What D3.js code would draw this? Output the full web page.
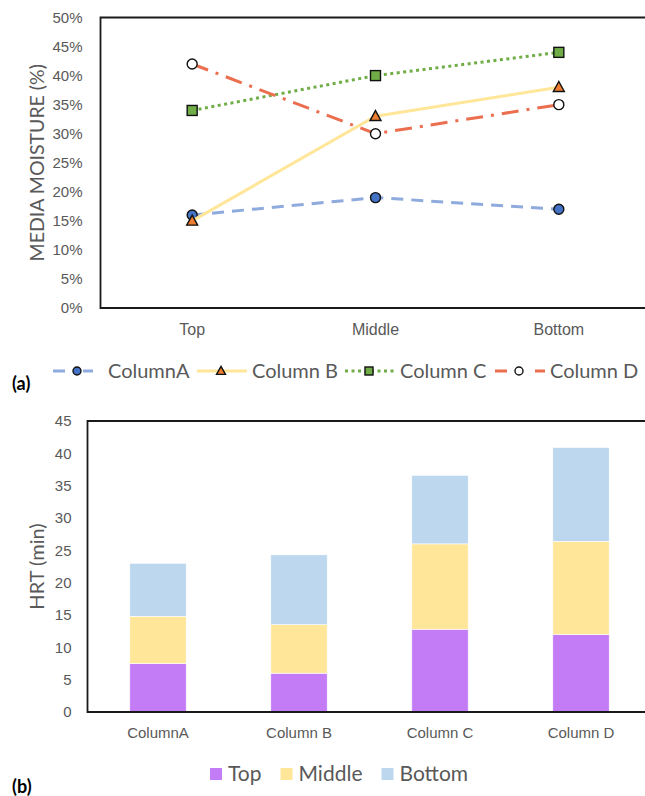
<!DOCTYPE html>
<html lang="en">
<head>
  <meta charset="UTF-8" />
  <title>Media moisture and HRT</title>
  <script src="https://d3js.org/d3.v7.min.js"></script>
  <style>
    body {
      margin: 0;
      background: #fff;
      overflow: hidden;
      font-family: Lato, "Open Sans", sans-serif;
    }
    svg { display: block; }
    .tick text { fill: #595959; }
    .title { fill: #595959; }
    .legend text { fill: #595959; }
    .panel { font-weight: bold; fill: #000; }
  </style>
</head>
<body>
  <svg width="645" height="796"></svg>
  <script>
    // (a) media moisture by depth
    const positions = ["Top", "Middle", "Bottom"];
    const columnA = [0.16, 0.19, 0.17];
    const columnB = [0.15, 0.33, 0.38];
    const columnC = [0.34, 0.40, 0.44];
    const columnD = [0.42, 0.30, 0.35];
    const moistureTicks = [0, 0.05, 0.1, 0.15, 0.2, 0.25, 0.3, 0.35, 0.4, 0.45, 0.5];

    // (b) hydraulic retention time per column, stacked by depth
    const columns = ["ColumnA", "Column B", "Column C", "Column D"];
    const hrtTop = [7.5, 6.0, 12.8, 12.0];
    const hrtMiddle = [7.3, 7.5, 13.2, 14.4];
    const hrtBottom = [8.2, 10.8, 10.6, 14.5];
    const hrtTicks = [0, 5, 10, 15, 20, 25, 30, 35, 40, 45];

    const svg = d3.select("svg");
    const frameColor = "#1a1a1a";

    // ---------- chart (a) ----------
    const a = { left: 100.5, right: 650.5, top: 17.5, bottom: 308 };
    const xA = d3.scaleBand().domain(positions).range([a.left, a.right]);
    const yA = d3.scaleLinear().domain([0, 0.5]).range([a.bottom, a.top]);

    const gA = svg.append("g");

    gA.append("g")
      .attr("transform", `translate(${a.left - 18},0)`)
      .call(d3.axisLeft(yA).tickValues(moistureTicks).tickSize(0).tickPadding(0).tickFormat(d3.format(".0%")))
      .call(g => g.select(".domain").remove())
      .selectAll("text")
      .style("font-size", "15px");

    gA.append("g")
      .attr("transform", `translate(0,${a.bottom + 21})`)
      .call(d3.axisBottom(xA).tickSize(0).tickPadding(0))
      .call(g => g.select(".domain").remove())
      .selectAll("text")
      .attr("dy", "0.35em")
      .style("font-size", "16px");

    gA.append("text")
      .attr("class", "title")
      .attr("transform", `translate(44,${(a.top + a.bottom) / 2}) rotate(-90)`)
      .attr("text-anchor", "middle")
      .style("font-size", "19.5px")
      .text("MEDIA MOISTURE (%)");

    gA.append("path")
      .attr("d", `M${a.right + 20},${a.top}H${a.left}V${a.bottom}H${a.right + 20}`)
      .attr("fill", "none")
      .attr("stroke", frameColor)
      .attr("stroke-width", 1.8);

    const series = [
      { name: "ColumnA", values: columnA, color: "#8FAADC", dash: "12,8", legendDash: "12,18,10,10", marker: "circle", fill: "#4472C4" },
      { name: "Column B", values: columnB, color: "#FFE699", dash: null, legendDash: null, marker: "triangle", fill: "#ED7D31" },
      { name: "Column C", values: columnC, color: "#70AD47", dash: "3,3.5", legendDash: "3,3.5", marker: "square", fill: "#70AD47" },
      { name: "Column D", values: columnD, color: "#EB6E4F", dash: "17,8,3,8", legendDash: "12,28,10", marker: "circle", fill: "#FFFFFF" }
    ];

    const xMid = d => xA(d) + xA.bandwidth() / 2;
    const line = d3.line().x(d => xMid(d.pos)).y(d => yA(d.v));

    function drawMarker(g, type, fill, size) {
      if (type === "circle") {
        g.append("circle").attr("r", size / 2);
      } else if (type === "square") {
        g.append("rect").attr("x", -size / 2).attr("y", -size / 2).attr("width", size).attr("height", size);
      } else {
        const h = size * 0.95;
        g.append("path").attr("d", `M0,${-h * 0.6}L${size / 2 + 0.5},${h * 0.45}L${-size / 2 - 0.5},${h * 0.45}Z`);
      }
      g.selectAll("*").attr("fill", fill).attr("stroke", "#111").attr("stroke-width", 1.4);
    }

    series.forEach(s => {
      const pts = positions.map((p, i) => ({ pos: p, v: s.values[i] }));
      gA.append("path")
        .datum(pts)
        .attr("d", line)
        .attr("fill", "none")
        .attr("stroke", s.color)
        .attr("stroke-width", 3)
        .attr("stroke-dasharray", s.dash);
      gA.append("g").selectAll("g")
        .data(pts)
        .join("g")
        .attr("transform", d => `translate(${xMid(d.pos)},${yA(d.v)})`)
        .each(function () { drawMarker(d3.select(this), s.marker, s.fill, 10); });
    });

    // legend (a)
    const legA = svg.append("g").attr("class", "legend");
    const legendStarts = [53, 197, 345, 495];
    const ly = 371;
    series.forEach((s, i) => {
      const item = legA.append("g").attr("transform", `translate(${legendStarts[i]},${ly})`);
      item.append("line")
        .attr("x1", 0).attr("x2", 50)
        .attr("stroke", s.color)
        .attr("stroke-width", 3)
        .attr("stroke-dasharray", s.legendDash);
      drawMarker(item.append("g").attr("transform", "translate(24,0)"), s.marker, s.fill, 8);
      item.append("text")
        .attr("x", 55)
        .attr("dy", "0.35em")
        .style("font-size", "20px")
        .text(s.name);
    });

    svg.append("text").attr("class", "panel")
      .attr("x", 12).attr("y", 390)
      .style("font-size", "18px")
      .text("(a)");

    // ---------- chart (b) ----------
    const b = { left: 87.5, right: 651.5, top: 421, bottom: 712 };
    const xB = d3.scaleBand().domain(columns).range([b.left, b.right]);
    const yB = d3.scaleLinear().domain([0, 45]).range([b.bottom, b.top]);

    const gB = svg.append("g");

    gB.append("g")
      .attr("transform", `translate(${b.left - 16},0)`)
      .call(d3.axisLeft(yB).tickValues(hrtTicks).tickSize(0).tickPadding(0))
      .call(g => g.select(".domain").remove())
      .selectAll("text")
      .style("font-size", "15px");

    gB.append("g")
      .attr("transform", `translate(0,${b.bottom + 21})`)
      .call(d3.axisBottom(xB).tickSize(0).tickPadding(0))
      .call(g => g.select(".domain").remove())
      .selectAll("text")
      .attr("dy", "0.35em")
      .style("font-size", "15px");

    gB.append("text")
      .attr("class", "title")
      .attr("transform", `translate(44,${(b.top + b.bottom) / 2}) rotate(-90)`)
      .attr("text-anchor", "middle")
      .style("font-size", "20px")
      .text("HRT (min)");

    const layers = ["Top", "Middle", "Bottom"];
    const layerColors = { Top: "#C47CF6", Middle: "#FFE699", Bottom: "#BDD7EE" };
    const table = columns.map((c, i) => ({ column: c, Top: hrtTop[i], Middle: hrtMiddle[i], Bottom: hrtBottom[i] }));
    const stacked = d3.stack().keys(layers)(table);
    const barW = xB.bandwidth() * 0.4;

    gB.append("g").selectAll("g")
      .data(stacked)
      .join("g")
      .attr("fill", d => layerColors[d.key])
      .selectAll("rect")
      .data(d => d)
      .join("rect")
      .attr("x", d => xB(d.data.column) + (xB.bandwidth() - barW) / 2)
      .attr("width", barW)
      .attr("y", d => yB(d[1]))
      .attr("height", d => yB(d[0]) - yB(d[1]))
      .attr("stroke", "#fff")
      .attr("stroke-width", 0.6);

    gB.append("path")
      .attr("d", `M${b.right + 20},${b.top}H${b.left}V${b.bottom}H${b.right + 20}`)
      .attr("fill", "none")
      .attr("stroke", frameColor)
      .attr("stroke-width", 1.8);

    // legend (b)
    const legB = svg.append("g").attr("class", "legend");
    let bx = 210;
    const by = 774;
    layers.forEach(k => {
      legB.append("rect")
        .attr("x", bx).attr("y", by - 6)
        .attr("width", 12).attr("height", 12)
        .attr("fill", layerColors[k]);
      const t = legB.append("text")
        .attr("x", bx + 18)
        .attr("y", by)
        .attr("dy", "0.35em")
        .style("font-size", "21px")
        .text(k);
      bx += 18 + t.node().getComputedTextLength() + 19;
    });

    svg.append("text").attr("class", "panel")
      .attr("x", 12).attr("y", 793)
      .style("font-size", "18px")
      .text("(b)");
  </script>
</body>
</html>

▸ **Goal**:
Leave the pictures out and please restate exactly the lines running from the start of the material through the one with "0.4, 0.45, 0.5];".

▸ **Solved exercise**:
What D3.js code would draw this? Output the full web page.
<!DOCTYPE html>
<html lang="en">
<head>
  <meta charset="UTF-8" />
  <title>Media moisture and HRT</title>
  <script src="https://d3js.org/d3.v7.min.js"></script>
  <style>
    body {
      margin: 0;
      background: #fff;
      overflow: hidden;
      font-family: Lato, "Open Sans", sans-serif;
    }
    svg { display: block; }
    .tick text { fill: #595959; }
    .title { fill: #595959; }
    .legend text { fill: #595959; }
    .panel { font-weight: bold; fill: #000; }
  </style>
</head>
<body>
  <svg width="645" height="796"></svg>
  <script>
    // (a) media moisture by depth
    const positions = ["Top", "Middle", "Bottom"];
    const columnA = [0.16, 0.19, 0.17];
    const columnB = [0.15, 0.33, 0.38];
    const columnC = [0.34, 0.40, 0.44];
    const columnD = [0.42, 0.30, 0.35];
    const moistureTicks = [0, 0.05, 0.1, 0.15, 0.2, 0.25, 0.3, 0.35, 0.4, 0.45, 0.5];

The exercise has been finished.